### WHAT YOU WILL DO
Below is a listing; copy all of it exactly.

═════ DATASET EXTRACT

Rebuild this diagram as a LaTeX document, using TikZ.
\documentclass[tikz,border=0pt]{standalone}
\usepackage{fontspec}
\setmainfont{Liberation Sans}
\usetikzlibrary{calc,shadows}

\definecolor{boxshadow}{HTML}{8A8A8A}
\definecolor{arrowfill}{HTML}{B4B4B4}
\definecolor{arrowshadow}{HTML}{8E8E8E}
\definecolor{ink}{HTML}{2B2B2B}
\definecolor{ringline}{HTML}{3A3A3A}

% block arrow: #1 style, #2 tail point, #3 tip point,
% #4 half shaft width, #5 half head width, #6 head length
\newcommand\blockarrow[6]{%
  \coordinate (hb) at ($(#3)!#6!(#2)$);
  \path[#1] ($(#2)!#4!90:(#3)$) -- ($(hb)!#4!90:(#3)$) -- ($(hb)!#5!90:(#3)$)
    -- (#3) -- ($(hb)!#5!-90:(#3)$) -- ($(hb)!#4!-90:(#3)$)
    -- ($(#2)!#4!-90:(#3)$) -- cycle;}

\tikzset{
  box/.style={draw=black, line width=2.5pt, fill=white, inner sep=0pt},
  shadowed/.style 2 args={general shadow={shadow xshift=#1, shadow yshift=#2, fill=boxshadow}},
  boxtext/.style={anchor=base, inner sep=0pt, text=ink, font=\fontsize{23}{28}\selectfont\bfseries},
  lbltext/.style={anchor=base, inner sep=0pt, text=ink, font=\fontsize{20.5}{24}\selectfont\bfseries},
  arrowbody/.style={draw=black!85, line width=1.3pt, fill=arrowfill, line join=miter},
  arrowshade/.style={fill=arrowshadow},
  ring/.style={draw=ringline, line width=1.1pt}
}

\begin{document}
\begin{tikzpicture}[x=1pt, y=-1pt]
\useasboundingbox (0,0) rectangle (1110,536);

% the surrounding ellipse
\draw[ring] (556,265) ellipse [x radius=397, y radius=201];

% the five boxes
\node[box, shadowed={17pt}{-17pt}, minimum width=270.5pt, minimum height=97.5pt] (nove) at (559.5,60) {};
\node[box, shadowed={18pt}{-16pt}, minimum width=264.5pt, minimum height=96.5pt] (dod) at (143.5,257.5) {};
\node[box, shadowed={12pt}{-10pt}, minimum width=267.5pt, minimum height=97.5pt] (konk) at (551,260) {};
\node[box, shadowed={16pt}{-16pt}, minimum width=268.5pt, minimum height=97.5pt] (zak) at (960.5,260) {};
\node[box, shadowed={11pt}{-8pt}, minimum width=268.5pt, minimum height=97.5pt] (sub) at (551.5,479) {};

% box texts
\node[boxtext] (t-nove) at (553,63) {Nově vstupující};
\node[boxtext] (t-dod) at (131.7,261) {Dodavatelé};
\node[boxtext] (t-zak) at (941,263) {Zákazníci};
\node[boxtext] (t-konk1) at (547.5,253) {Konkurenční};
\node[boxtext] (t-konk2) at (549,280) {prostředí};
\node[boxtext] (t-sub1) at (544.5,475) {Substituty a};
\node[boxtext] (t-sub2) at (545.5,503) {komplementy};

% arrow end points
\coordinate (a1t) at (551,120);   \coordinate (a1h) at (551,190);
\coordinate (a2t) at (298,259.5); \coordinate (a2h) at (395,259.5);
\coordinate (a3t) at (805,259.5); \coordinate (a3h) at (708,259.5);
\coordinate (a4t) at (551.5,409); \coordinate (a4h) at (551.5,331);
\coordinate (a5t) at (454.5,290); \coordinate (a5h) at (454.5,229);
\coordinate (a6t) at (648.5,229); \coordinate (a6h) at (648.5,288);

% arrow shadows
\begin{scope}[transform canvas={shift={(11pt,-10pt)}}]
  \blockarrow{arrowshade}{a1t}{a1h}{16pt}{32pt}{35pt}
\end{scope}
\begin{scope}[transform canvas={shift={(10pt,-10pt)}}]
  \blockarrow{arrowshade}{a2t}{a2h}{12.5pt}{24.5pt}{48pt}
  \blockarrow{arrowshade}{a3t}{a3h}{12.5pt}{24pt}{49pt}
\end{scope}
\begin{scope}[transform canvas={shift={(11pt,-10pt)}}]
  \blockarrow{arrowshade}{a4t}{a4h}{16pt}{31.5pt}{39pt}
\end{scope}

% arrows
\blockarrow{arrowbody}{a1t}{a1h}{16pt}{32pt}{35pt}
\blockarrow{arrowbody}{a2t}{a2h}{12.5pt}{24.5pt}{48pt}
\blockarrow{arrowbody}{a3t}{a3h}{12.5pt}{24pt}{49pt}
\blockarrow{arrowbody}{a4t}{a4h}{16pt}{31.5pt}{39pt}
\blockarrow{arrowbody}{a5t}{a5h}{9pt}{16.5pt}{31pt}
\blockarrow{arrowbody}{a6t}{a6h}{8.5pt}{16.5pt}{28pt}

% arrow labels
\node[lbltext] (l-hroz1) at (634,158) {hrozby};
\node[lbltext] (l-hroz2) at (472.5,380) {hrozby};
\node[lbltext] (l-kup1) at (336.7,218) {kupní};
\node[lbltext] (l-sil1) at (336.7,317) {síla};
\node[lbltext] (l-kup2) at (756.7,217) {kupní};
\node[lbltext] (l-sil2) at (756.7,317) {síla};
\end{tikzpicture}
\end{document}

══════════

### OUTPUT
Rebuild this diagram as a LaTeX document, using TikZ.
\documentclass[tikz,border=0pt]{standalone}
\usepackage{fontspec}
\setmainfont{Liberation Sans}
\usetikzlibrary{calc,shadows}

\definecolor{boxshadow}{HTML}{8A8A8A}
\definecolor{arrowfill}{HTML}{B4B4B4}
\definecolor{arrowshadow}{HTML}{8E8E8E}
\definecolor{ink}{HTML}{2B2B2B}
\definecolor{ringline}{HTML}{3A3A3A}

% block arrow: #1 style, #2 tail point, #3 tip point,
% #4 half shaft width, #5 half head width, #6 head length
\newcommand\blockarrow[6]{%
  \coordinate (hb) at ($(#3)!#6!(#2)$);
  \path[#1] ($(#2)!#4!90:(#3)$) -- ($(hb)!#4!90:(#3)$) -- ($(hb)!#5!90:(#3)$)
    -- (#3) -- ($(hb)!#5!-90:(#3)$) -- ($(hb)!#4!-90:(#3)$)
    -- ($(#2)!#4!-90:(#3)$) -- cycle;}

\tikzset{
  box/.style={draw=black, line width=2.5pt, fill=white, inner sep=0pt},
  shadowed/.style 2 args={general shadow={shadow xshift=#1, shadow yshift=#2, fill=boxshadow}},
  boxtext/.style={anchor=base, inner sep=0pt, text=ink, font=\fontsize{23}{28}\selectfont\bfseries},
  lbltext/.style={anchor=base, inner sep=0pt, text=ink, font=\fontsize{20.5}{24}\selectfont\bfseries},
  arrowbody/.style={draw=black!85, line width=1.3pt, fill=arrowfill, line join=miter},
  arrowshade/.style={fill=arrowshadow},
  ring/.style={draw=ringline, line width=1.1pt}
}

\begin{document}
\begin{tikzpicture}[x=1pt, y=-1pt]
\useasboundingbox (0,0) rectangle (1110,536);

% the surrounding ellipse
\draw[ring] (556,265) ellipse [x radius=397, y radius=201];

% the five boxes
\node[box, shadowed={17pt}{-17pt}, minimum width=270.5pt, minimum height=97.5pt] (nove) at (559.5,60) {};
\node[box, shadowed={18pt}{-16pt}, minimum width=264.5pt, minimum height=96.5pt] (dod) at (143.5,257.5) {};
\node[box, shadowed={12pt}{-10pt}, minimum width=267.5pt, minimum height=97.5pt] (konk) at (551,260) {};
\node[box, shadowed={16pt}{-16pt}, minimum width=268.5pt, minimum height=97.5pt] (zak) at (960.5,260) {};
\node[box, shadowed={11pt}{-8pt}, minimum width=268.5pt, minimum height=97.5pt] (sub) at (551.5,479) {};

% box texts
\node[boxtext] (t-nove) at (553,63) {Nově vstupující};
\node[boxtext] (t-dod) at (131.7,261) {Dodavatelé};
\node[boxtext] (t-zak) at (941,263) {Zákazníci};
\node[boxtext] (t-konk1) at (547.5,253) {Konkurenční};
\node[boxtext] (t-konk2) at (549,280) {prostředí};
\node[boxtext] (t-sub1) at (544.5,475) {Substituty a};
\node[boxtext] (t-sub2) at (545.5,503) {komplementy};

% arrow end points
\coordinate (a1t) at (551,120);   \coordinate (a1h) at (551,190);
\coordinate (a2t) at (298,259.5); \coordinate (a2h) at (395,259.5);
\coordinate (a3t) at (805,259.5); \coordinate (a3h) at (708,259.5);
\coordinate (a4t) at (551.5,409); \coordinate (a4h) at (551.5,331);
\coordinate (a5t) at (454.5,290); \coordinate (a5h) at (454.5,229);
\coordinate (a6t) at (648.5,229); \coordinate (a6h) at (648.5,288);

% arrow shadows
\begin{scope}[transform canvas={shift={(11pt,-10pt)}}]
  \blockarrow{arrowshade}{a1t}{a1h}{16pt}{32pt}{35pt}
\end{scope}
\begin{scope}[transform canvas={shift={(10pt,-10pt)}}]
  \blockarrow{arrowshade}{a2t}{a2h}{12.5pt}{24.5pt}{48pt}
  \blockarrow{arrowshade}{a3t}{a3h}{12.5pt}{24pt}{49pt}
\end{scope}
\begin{scope}[transform canvas={shift={(11pt,-10pt)}}]
  \blockarrow{arrowshade}{a4t}{a4h}{16pt}{31.5pt}{39pt}
\end{scope}

% arrows
\blockarrow{arrowbody}{a1t}{a1h}{16pt}{32pt}{35pt}
\blockarrow{arrowbody}{a2t}{a2h}{12.5pt}{24.5pt}{48pt}
\blockarrow{arrowbody}{a3t}{a3h}{12.5pt}{24pt}{49pt}
\blockarrow{arrowbody}{a4t}{a4h}{16pt}{31.5pt}{39pt}
\blockarrow{arrowbody}{a5t}{a5h}{9pt}{16.5pt}{31pt}
\blockarrow{arrowbody}{a6t}{a6h}{8.5pt}{16.5pt}{28pt}

% arrow labels
\node[lbltext] (l-hroz1) at (634,158) {hrozby};
\node[lbltext] (l-hroz2) at (472.5,380) {hrozby};
\node[lbltext] (l-kup1) at (336.7,218) {kupní};
\node[lbltext] (l-sil1) at (336.7,317) {síla};
\node[lbltext] (l-kup2) at (756.7,217) {kupní};
\node[lbltext] (l-sil2) at (756.7,317) {síla};
\end{tikzpicture}
\end{document}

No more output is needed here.